*Exercise aim*
Nothing outside the lines from the one containing "Reproduce this chart with Plotly.js." down to the one containing "0.76, 0.70, 0.85];" belongs in the copy; print that span exactly, both ends included, with pictures removed.

___

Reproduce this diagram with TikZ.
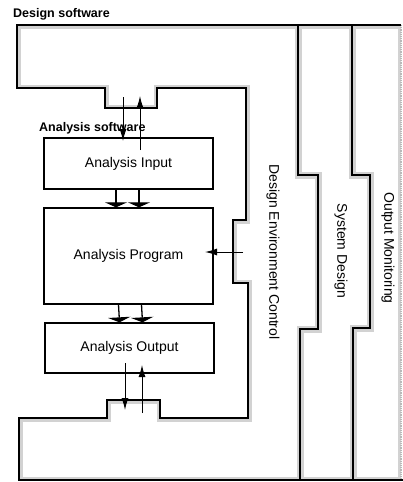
\documentclass[tikz,border=0pt]{standalone}
\usepackage{fontspec}
\setmainfont{Liberation Sans}
\usetikzlibrary{arrows.meta}
\begin{document}
\begin{tikzpicture}[x=1pt,y=-1pt,
  wall/.style={line width=2.3pt},
  halftone/.style={gray!35,line width=7pt},
  box/.style={draw,line width=1.3pt,minimum width=169pt,inner sep=0pt,font=\fontsize{14}{16}\selectfont},
  band/.style={rotate=-90,inner sep=0pt,font=\fontsize{14}{16}\selectfont},
  tag/.style={anchor=base west,inner sep=0pt,font=\bfseries\fontsize{12.5}{15}\selectfont},
  flow/.style={line width=1pt,-{Latex[length=12pt,width=7pt]}},
  pipe/.style={line width=1.3pt,-{Triangle[length=5pt,width=22pt]}}]
  \useasboundingbox (0,0) rectangle (403,482);
  % the three zones, kept for the grey edges
  \path[save path=\zonedesign] (17,25) -- (298,25) -- (298,175) -- (318,175) -- (318,329)
    -- (300,329) -- (300,480) -- (19,480) -- (19,418) -- (107,418) -- (107,400) -- (160,400)
    -- (160,418) -- (248,418) -- (248,283) -- (233,283) -- (233,220) -- (246,220) -- (246,88)
    -- (157,88) -- (157,108) -- (105,108) -- (105,88) -- (17,88) -- cycle;
  \path[save path=\zonesystem] (298,25) -- (352,25) -- (352,175) -- (370,175) -- (370,328)
    -- (353,328) -- (353,480) -- (300,480) -- (300,329) -- (318,329) -- (318,175) -- (298,175) -- cycle;
  \path[save path=\zonemonitor] (352,25) -- (401,25) -- (401,480) -- (353,480) -- (353,328)
    -- (370,328) -- (370,175) -- (352,175) -- cycle;
  \begin{scope}
    \clip[use path=\zonedesign];
    \draw[halftone,use path=\zonedesign];
  \end{scope}
  \begin{scope}
    \clip[use path=\zonesystem];
    \draw[halftone,use path=\zonesystem];
  \end{scope}
  \begin{scope}
    \clip[use path=\zonemonitor];
    \draw[halftone,use path=\zonemonitor];
  \end{scope}
  \draw[gray!55,densely dotted,line width=1.2pt] (401,25) -- (401,480);

  % walls
  \draw[wall] (401,25) -- (17,25) -- (17,88) -- (105,88) -- (105,108) -- (157,108) -- (157,88)
    -- (246,88) -- (246,220) -- (233,220) -- (233,283) -- (248,283) -- (248,418) -- (160,418)
    -- (160,400) -- (107,400) -- (107,418) -- (19,418) -- (19,480) -- (403,480);
  \draw[wall] (298,25) -- (298,175) -- (318,175) -- (318,329) -- (300,329) -- (300,480);
  \draw[wall] (352,25) -- (352,175) -- (370,175) -- (370,328) -- (353,328) -- (353,480);

  \node[tag] (dsw) at (13,17) {Design software};
  \node[tag] (asw) at (39,131) {Analysis software};

  \node[box,minimum height=51pt] (input) at (128.5,163.5) {Analysis Input};
  \node[box,minimum height=96pt] (program) at (128.5,256) {Analysis Program};
  \node[box,minimum height=50pt] (output) at (129.5,348) {Analysis Output};

  \node[band] (dec) at (273,252) {Design Environment Control};
  \node[band] (sdn) at (341,251) {System Design};
  \node[band] (omn) at (388,248) {Output Monitoring};

  \draw[pipe] ([xshift=-12.5pt]input.south) -- ([xshift=-12.5pt]program.north);
  \draw[pipe] ([xshift=10.5pt]input.south) -- ([xshift=10.5pt]program.north);
  \draw[pipe] ([xshift=-10pt]program.south) -- ([xshift=-10pt]output.north);
  \draw[pipe] ([xshift=13pt]program.south) -- ([xshift=13pt]output.north);

  \coordinate (inA) at (123,97);  \coordinate (inB) at (123,141);
  \coordinate (upA) at (140,150); \coordinate (upB) at (140,96);
  \coordinate (outA) at (125,363); \coordinate (outB) at (125,410);
  \coordinate (retA) at (142,413); \coordinate (retB) at (142,365);
  \coordinate (ctlA) at (243,252); \coordinate (ctlB) at (205,252);
  \draw[flow] (inA) -- (inB);
  \draw[flow] (upA) -- (upB);
  \draw[flow] (outA) -- (outB);
  \draw[flow] (retA) -- (retB);
  \draw[flow] (ctlA) -- (ctlB);
\end{tikzpicture}
\end{document}
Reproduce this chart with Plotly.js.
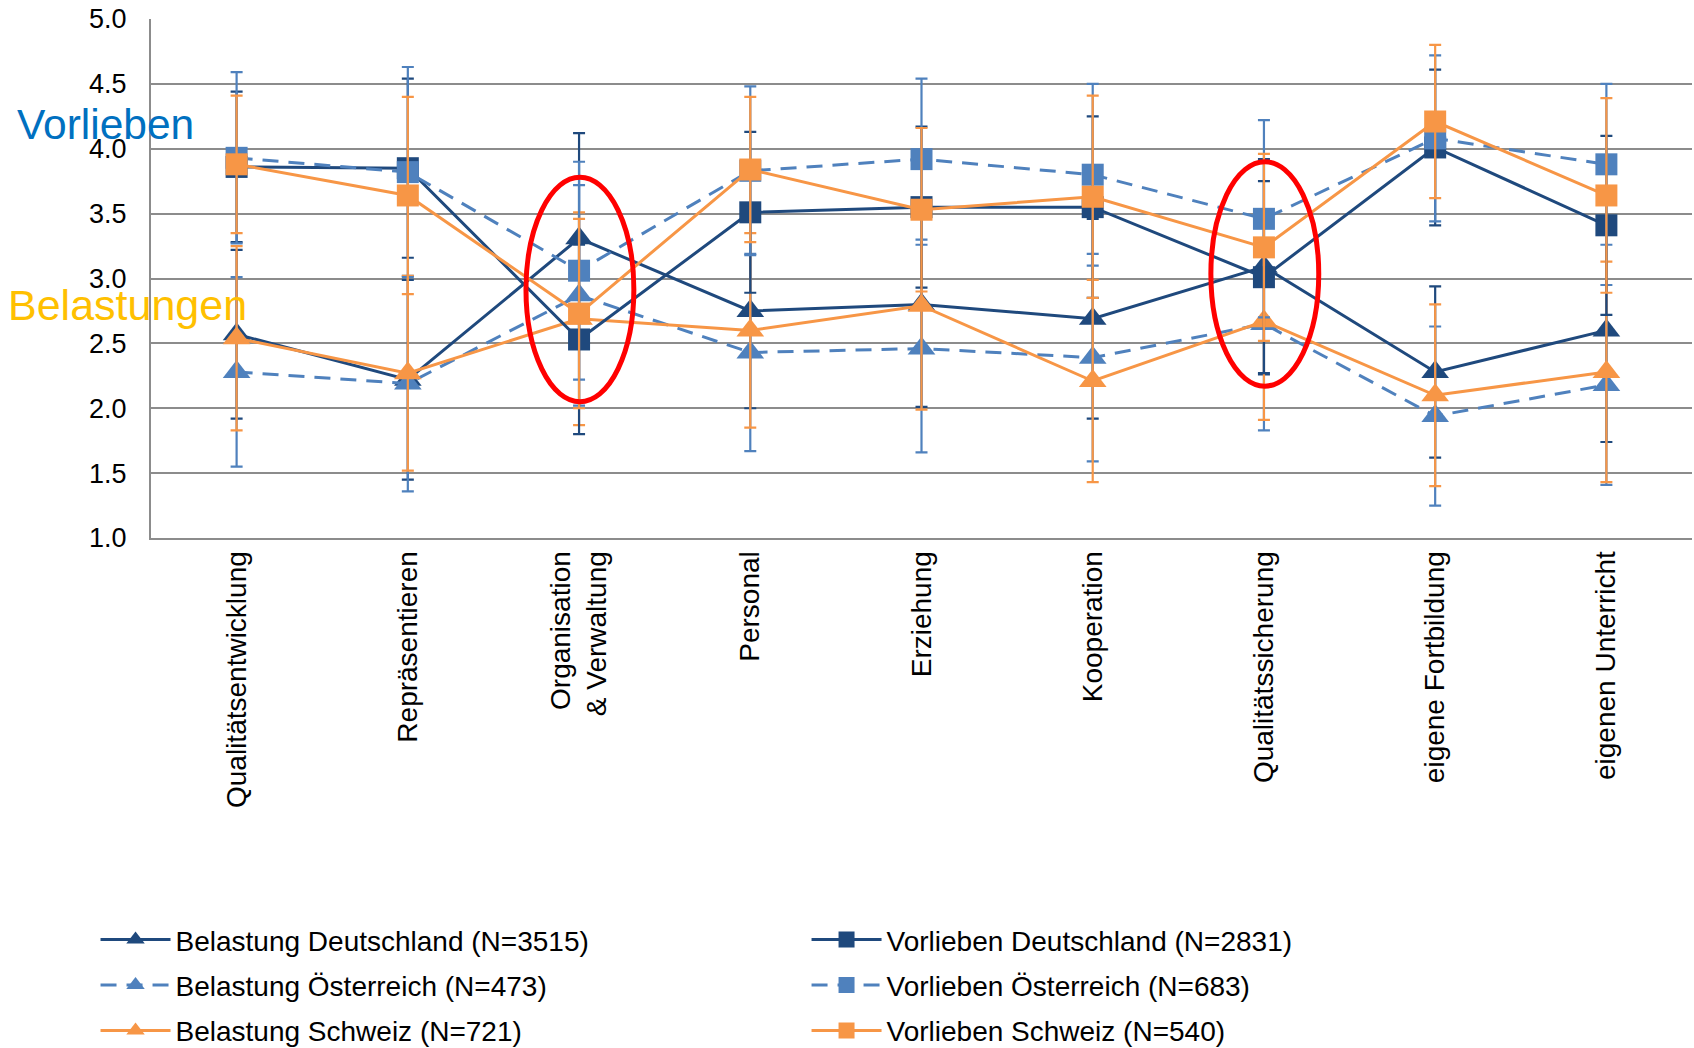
<!DOCTYPE html>
<html>
<head>
<meta charset="utf-8">
<script src="https://cdn.plot.ly/plotly-3.0.1.min.js"></script>
<style>
  html, body { margin: 0; padding: 0; background: #fff; }
  #chart { width: 1694px; height: 1048px; }
</style>
</head>
<body>
<div id="chart"></div>
<script>
// ---- Data ----
const categories = [
  'Qualitätsentwicklung', 'Repräsentieren', 'Organisation<br>& Verwaltung',
  'Personal', 'Erziehung', 'Kooperation', 'Qualitätssicherung',
  'eigene Fortbildung', 'eigenen Unterricht'
];

const belastungD      = [2.57, 2.22, 3.31, 2.75, 2.80, 2.69, 3.09, 2.28, 2.60];
const belastungD_sd   = [0.65, 0.77, 0.81, 0.75, 0.79, 0.77, 0.83, 0.66, 0.86];
const belastungA      = [2.28, 2.19, 2.87, 2.43, 2.46, 2.39, 2.65, 1.94, 2.18];
const belastungA_sd   = [0.73, 0.83, 0.85, 0.76, 0.80, 0.80, 0.82, 0.69, 0.77];
const belastungCH     = [2.54, 2.27, 2.69, 2.60, 2.79, 2.21, 2.67, 2.10, 2.28];
const belastungCH_sd  = [0.71, 0.75, 0.82, 0.75, 0.80, 0.78, 0.76, 0.70, 0.85];

const vorliebenD      = [3.86, 3.85, 2.53, 3.51, 3.55, 3.55, 3.01, 4.01, 3.41];
const vorliebenD_sd   = [0.58, 0.69, 0.73, 0.62, 0.62, 0.70, 0.74, 0.60, 0.69];
const vorliebenA      = [3.93, 3.82, 3.06, 3.83, 3.92, 3.80, 3.46, 4.08, 3.88];
const vorliebenA_sd   = [0.66, 0.81, 0.84, 0.65, 0.62, 0.70, 0.76, 0.64, 0.62];
const vorliebenCH     = [3.88, 3.64, 2.73, 3.84, 3.53, 3.63, 3.24, 4.21, 3.64];
const vorliebenCH_sd  = [0.53, 0.76, 0.73, 0.56, 0.63, 0.78, 0.72, 0.59, 0.75];

const seriesNames = [
  'Belastung Deutschland (N=3515)', 'Vorlieben Deutschland (N=2831)',
  'Belastung Österreich (N=473)',   'Vorlieben Österreich (N=683)',
  'Belastung Schweiz (N=721)',      'Vorlieben Schweiz (N=540)'
];

// highlighted categories (red ellipses): category index, y-low, y-high
const highlightCat  = [2, 6];
const highlightLow  = [2.05, 2.17];
const highlightHigh = [3.78, 3.90];

const yTicks = [1.0, 1.5, 2.0, 2.5, 3.0, 3.5, 4.0, 4.5, 5.0];

// ---- Styles ----
const DARK = '#1F497D', LIGHT = '#4F81BD', ORANGE = '#F79646';
const FONT = 'Arial, "Liberation Sans", sans-serif';

function mk(name, y, sd, color, symbol, dash, legendId, group) {
  return {
    type: 'scatter', mode: 'lines+markers',
    x: categories, y: y, name: name, legend: legendId, legendgroup: group,
    line: { color: color, width: 3, dash: dash },
    marker: { color: color, symbol: symbol, size: symbol === 'square' ? 22 : 24,
              line: { width: 0 } },
    error_y: { type: 'data', array: sd, visible: true, color: color,
               thickness: 2.2, width: 6 },
    cliponaxis: false
  };
}

const traces = [
  mk(seriesNames[0], belastungD,  belastungD_sd,  DARK,   'triangle-up', 'solid',     'legend',  'g1'),
  mk(seriesNames[2], belastungA,  belastungA_sd,  LIGHT,  'triangle-up', '16px,10px', 'legend',  'g2'),
  mk(seriesNames[4], belastungCH, belastungCH_sd, ORANGE, 'triangle-up', 'solid',     'legend',  'g3'),
  mk(seriesNames[1], vorliebenD,  vorliebenD_sd,  DARK,   'square',      'solid',     'legend2', 'g4'),
  mk(seriesNames[3], vorliebenA,  vorliebenA_sd,  LIGHT,  'square',      '16px,10px', 'legend2', 'g5'),
  mk(seriesNames[5], vorliebenCH, vorliebenCH_sd, ORANGE, 'square',      'solid',     'legend2', 'g6')
];

const shapes = highlightCat.map((c, i) => ({
  type: 'circle', xref: 'x', yref: 'y',
  x0: c - 0.31, x1: c + 0.32, y0: highlightLow[i], y1: highlightHigh[i],
  line: { color: '#FF0000', width: 5 }, layer: 'above'
}));

const legendBase = {
  orientation: 'v', xanchor: 'left', yref: 'container', y: 0.127, yanchor: 'top',
  itemwidth: 70, traceorder: 'grouped', tracegroupgap: 6,
  font: { family: FONT, size: 28, color: '#000' },
  bgcolor: 'rgba(0,0,0,0)'
};

const layout = {
  width: 1694, height: 1048,
  margin: { l: 151, r: 2, t: 19, b: 510, autoexpand: false },
  paper_bgcolor: '#fff', plot_bgcolor: '#fff',
  font: { family: FONT, size: 27, color: '#000' },
  showlegend: true,
  legend:  Object.assign({}, legendBase, { x: -0.036 }),
  legend2: Object.assign({}, legendBase, { x: 0.4254 }),
  xaxis: {
    type: 'category', range: [-0.5, 8.5], tickangle: -90,
    showgrid: false, showline: true, linecolor: '#8C8C8C', linewidth: 2,
    ticks: '', tickfont: { family: FONT, size: 28, color: '#000' },
    ticklabelstandoff: 0, zeroline: false, fixedrange: true, automargin: false
  },
  yaxis: {
    range: [1, 5], tickvals: yTicks, tickformat: '.1f',
    showgrid: true, gridcolor: '#8C8C8C', gridwidth: 2,
    showline: true, linecolor: '#8C8C8C', linewidth: 2,
    ticks: '', ticklabelstandoff: 17, zeroline: false, automargin: false,
    tickfont: { family: FONT, size: 27, color: '#000' }, fixedrange: true
  },
  shapes: shapes,
  annotations: [
    { text: 'Vorlieben', xref: 'paper', yref: 'paper', x: -0.088, y: 0.797,
      xanchor: 'left', yanchor: 'middle', showarrow: false,
      font: { family: FONT, size: 42.5, color: '#0070C0' } },
    { text: 'Belastungen', xref: 'paper', yref: 'paper', x: -0.094, y: 0.448,
      xanchor: 'left', yanchor: 'middle', showarrow: false,
      font: { family: FONT, size: 43, color: '#FFC000' } }
  ]
};

Plotly.newPlot('chart', traces, layout, { displayModeBar: false, staticPlot: true });
</script>
</body>
</html>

___

*Output*
Reproduce this chart with Plotly.js.
<!DOCTYPE html>
<html>
<head>
<meta charset="utf-8">
<script src="https://cdn.plot.ly/plotly-3.0.1.min.js"></script>
<style>
  html, body { margin: 0; padding: 0; background: #fff; }
  #chart { width: 1694px; height: 1048px; }
</style>
</head>
<body>
<div id="chart"></div>
<script>
// ---- Data ----
const categories = [
  'Qualitätsentwicklung', 'Repräsentieren', 'Organisation<br>& Verwaltung',
  'Personal', 'Erziehung', 'Kooperation', 'Qualitätssicherung',
  'eigene Fortbildung', 'eigenen Unterricht'
];

const belastungD      = [2.57, 2.22, 3.31, 2.75, 2.80, 2.69, 3.09, 2.28, 2.60];
const belastungD_sd   = [0.65, 0.77, 0.81, 0.75, 0.79, 0.77, 0.83, 0.66, 0.86];
const belastungA      = [2.28, 2.19, 2.87, 2.43, 2.46, 2.39, 2.65, 1.94, 2.18];
const belastungA_sd   = [0.73, 0.83, 0.85, 0.76, 0.80, 0.80, 0.82, 0.69, 0.77];
const belastungCH     = [2.54, 2.27, 2.69, 2.60, 2.79, 2.21, 2.67, 2.10, 2.28];
const belastungCH_sd  = [0.71, 0.75, 0.82, 0.75, 0.80, 0.78, 0.76, 0.70, 0.85];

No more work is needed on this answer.